Kevin, all's fine with me. And regarding what can be done to make very accurate ammo may well best described as how several thousand rounds of .308 Win. ammo was made using two Dillon 1050 progressives back in 1991.Bart, no problem at all, and no offense intended. Besides, we're in complete agreement on the F/L vs. N/S issue. Just wanted to make clear that Sierra doesn't do anything that most serious reloaders do in turning out ammo. In fact, they do less.

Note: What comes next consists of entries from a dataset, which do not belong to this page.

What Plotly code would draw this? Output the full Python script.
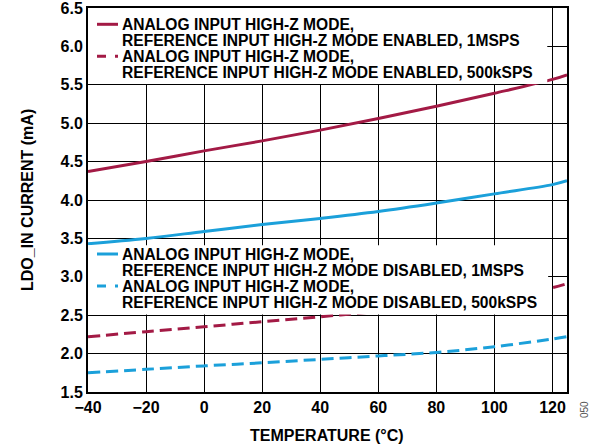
import plotly.graph_objects as go

# temperature (°C) and LDO_IN current (mA)
temperature = [-40, -20, 0, 20, 40, 60, 80, 100, 120, 125]
enabled_1msps = [4.37, 4.50, 4.64, 4.77, 4.91, 5.06, 5.22, 5.39, 5.57, 5.63]
enabled_500ksps = [2.22, 2.285, 2.35, 2.415, 2.48, 2.55, 2.63, 2.73, 2.86, 2.91]
disabled_1msps = [3.43, 3.50, 3.59, 3.68, 3.76, 3.85, 3.96, 4.08, 4.20, 4.25]
disabled_500ksps = [1.75, 1.795, 1.84, 1.88, 1.925, 1.97, 2.015, 2.09, 2.19, 2.22]

x_ticks = [-40, -20, 0, 20, 40, 60, 80, 100, 120]
y_ticks = [1.5, 2.0, 2.5, 3.0, 3.5, 4.0, 4.5, 5.0, 5.5, 6.0, 6.5]

legend_top = [
    "ANALOG INPUT HIGH-Z MODE,",
    "REFERENCE INPUT HIGH-Z MODE ENABLED, 1MSPS",
    "ANALOG INPUT HIGH-Z MODE,",
    "REFERENCE INPUT HIGH-Z MODE ENABLED, 500kSPS",
]
legend_bottom = [
    "ANALOG INPUT HIGH-Z MODE,",
    "REFERENCE INPUT HIGH-Z MODE DISABLED, 1MSPS",
    "ANALOG INPUT HIGH-Z MODE,",
    "REFERENCE INPUT HIGH-Z MODE DISABLED, 500kSPS",
]

RED = "#A31A45"
BLUE = "#1BA0DA"
DASH = "12px,6px"
FONT = "Arial, 'Liberation Sans', sans-serif"

W, H = 610, 446
L, R, T, B = 88, 43, 8, 54
PW, PH = W - L - R, H - T - B


def px(x):
    return (x - L) / PW


def py(y):
    return (H - B - y) / PH


def bold(size):
    return dict(size=size, color="black", weight="bold", family=FONT)


fig = go.Figure()
series = [
    (enabled_1msps, RED, "solid"),
    (enabled_500ksps, RED, DASH),
    (disabled_1msps, BLUE, "solid"),
    (disabled_500ksps, BLUE, DASH),
]
for values, color, dash in series:
    fig.add_trace(
        go.Scatter(
            x=temperature,
            y=values,
            mode="lines",
            line=dict(color=color, width=3, dash=dash, shape="spline"),
            showlegend=False,
        )
    )

shapes = [
    # white legend boxes, drawn over the curves
    dict(type="rect", xref="x", yref="y", x0=-40, x1=118.2, y0=5.51, y1=6.5,
         fillcolor="white", line=dict(width=0), layer="above"),
    dict(type="rect", xref="x", yref="y", x0=-40, x1=118.5, y0=2.51, y1=3.41,
         fillcolor="white", line=dict(width=0), layer="above"),
]
annotations = []
legend_specs = [
    (legend_top, [24.3, 40.3, 56.3, 72.3], [(RED, "solid"), (RED, "dash")]),
    (legend_bottom, [254, 270, 286, 302], [(BLUE, "solid"), (BLUE, "dash")]),
]
for lines, ys, samples in legend_specs:
    for text, y in zip(lines, ys):
        annotations.append(
            dict(text=text, xref="paper", yref="paper", x=px(120), y=py(y),
                 xanchor="left", yanchor="middle", showarrow=False, font=bold(15.6))
        )
    for (color, dash), y in zip(samples, [ys[0], ys[2]]):
        shapes.append(
            dict(type="line", xref="paper", yref="paper", x0=px(97), x1=px(118),
                 y0=py(y), y1=py(y), layer="above",
                 line=dict(color=color, width=3, dash=dash))
        )

annotations += [
    dict(text="TEMPERATURE (°C)", xref="paper", yref="paper", x=px(327), y=py(435),
         showarrow=False, xanchor="center", yanchor="middle", font=bold(16)),
    dict(text="LDO_IN CURRENT (mA)", xref="paper", yref="paper", x=px(27), y=py(200),
         showarrow=False, textangle=-90, xanchor="center", yanchor="middle", font=bold(16)),
    dict(text="050", xref="paper", yref="paper", x=px(592), y=py(420),
         showarrow=False, textangle=-90, font=dict(size=10, color="#555", family=FONT)),
]

axis_common = dict(
    showline=True, linecolor="black", linewidth=2, mirror=True,
    showgrid=True, gridcolor="black", gridwidth=1.3, zeroline=False,
    ticks="", tickfont=bold(16), automargin=False, ticklabeloverflow="allow",
)
fig.update_xaxes(range=[-40, 125], tickvals=x_ticks, **axis_common)
fig.update_yaxes(range=[1.5, 6.5], tickvals=y_ticks, tickformat=".1f", **axis_common)
fig.update_layout(
    width=W, height=H,
    margin=dict(l=L, r=R, t=T, b=B),
    paper_bgcolor="white", plot_bgcolor="white",
    shapes=shapes, annotations=annotations,
    font=dict(family=FONT),
)
# the page's default 8px body margin would shift the whole chart
fig.write_html(
    "out.html",
    config={"displayModeBar": False},
    post_script="document.body.style.margin = '0';",
)
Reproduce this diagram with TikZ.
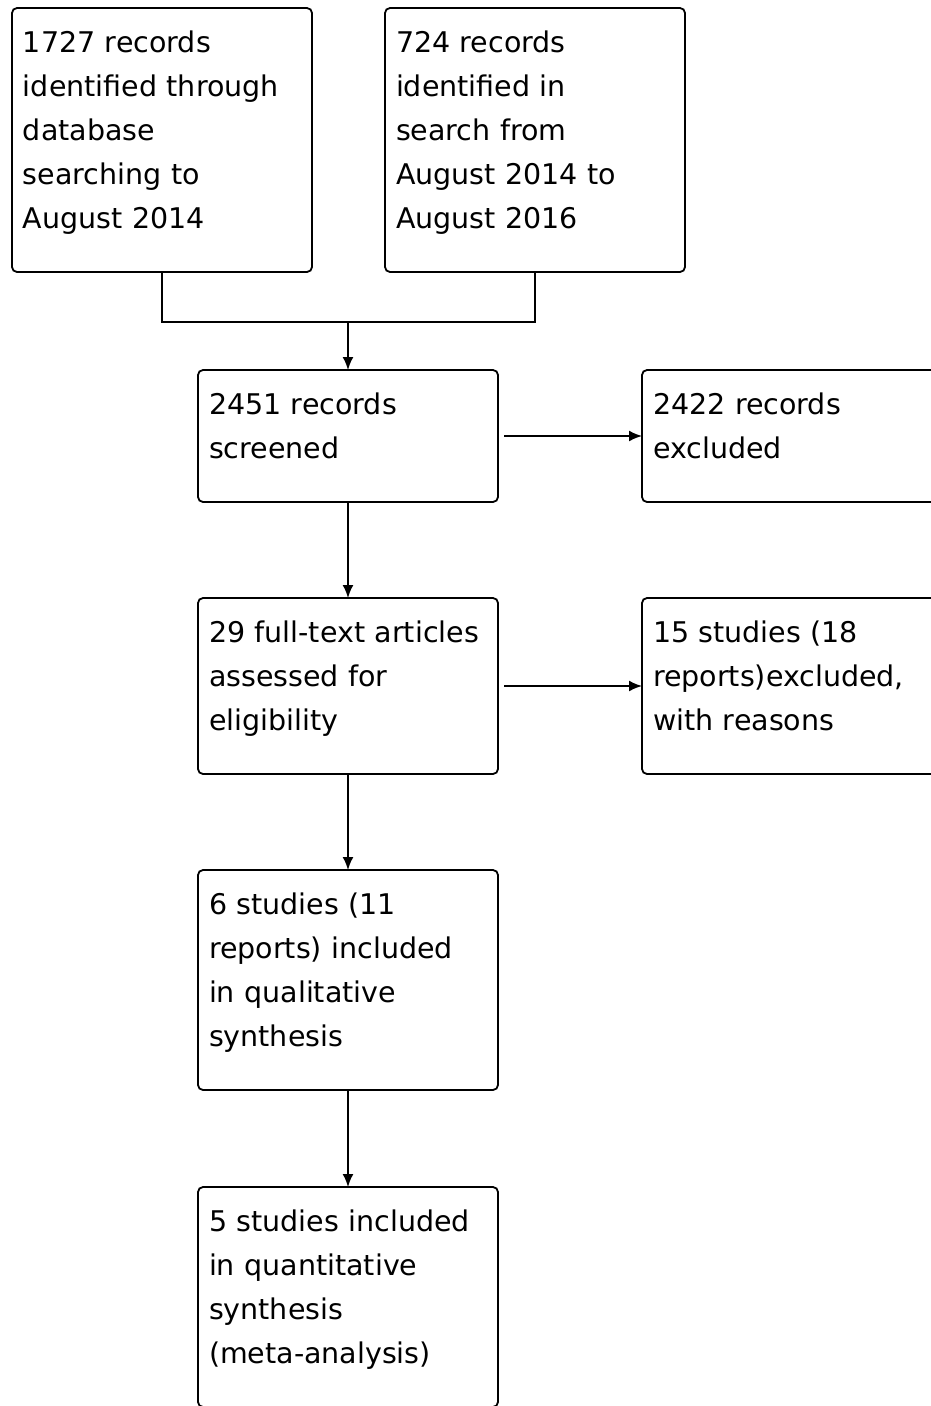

One machine resized new Winchester brass (with near 4 grains weight spread) case necks so they would be perfectly round and hold the then new Sierra 155-gr. Palma bullet as well as seat the Fed. 210M primers. The second machine metered 45.3 +/- almost 2/10ths grains of IMR4895 and seated the bullet. 20 rounds were randomly selected for testing. Bullet runout was up to 3/1000ths inch. They were to be fired in a standard SAAMI spec chamber except for the throat being a bit shorter for the Palma bullet to just touch the lands when the 2.800 inch OAL round was chambered.
All 20 went inside 2.8 inches at 600 yards from the Win. 70 Palma rifle in Bob Jensen's machine rest. Several top long range shooters from around the world said that ammo was definitely 1/2 MOA stuff at 600 across a variety of bore, groove and chamber dimensions. Compare this to what the many-group aggregates in benchrest 600-yard matches.
Even mass produced ammo with new cases can shoot very well indeed.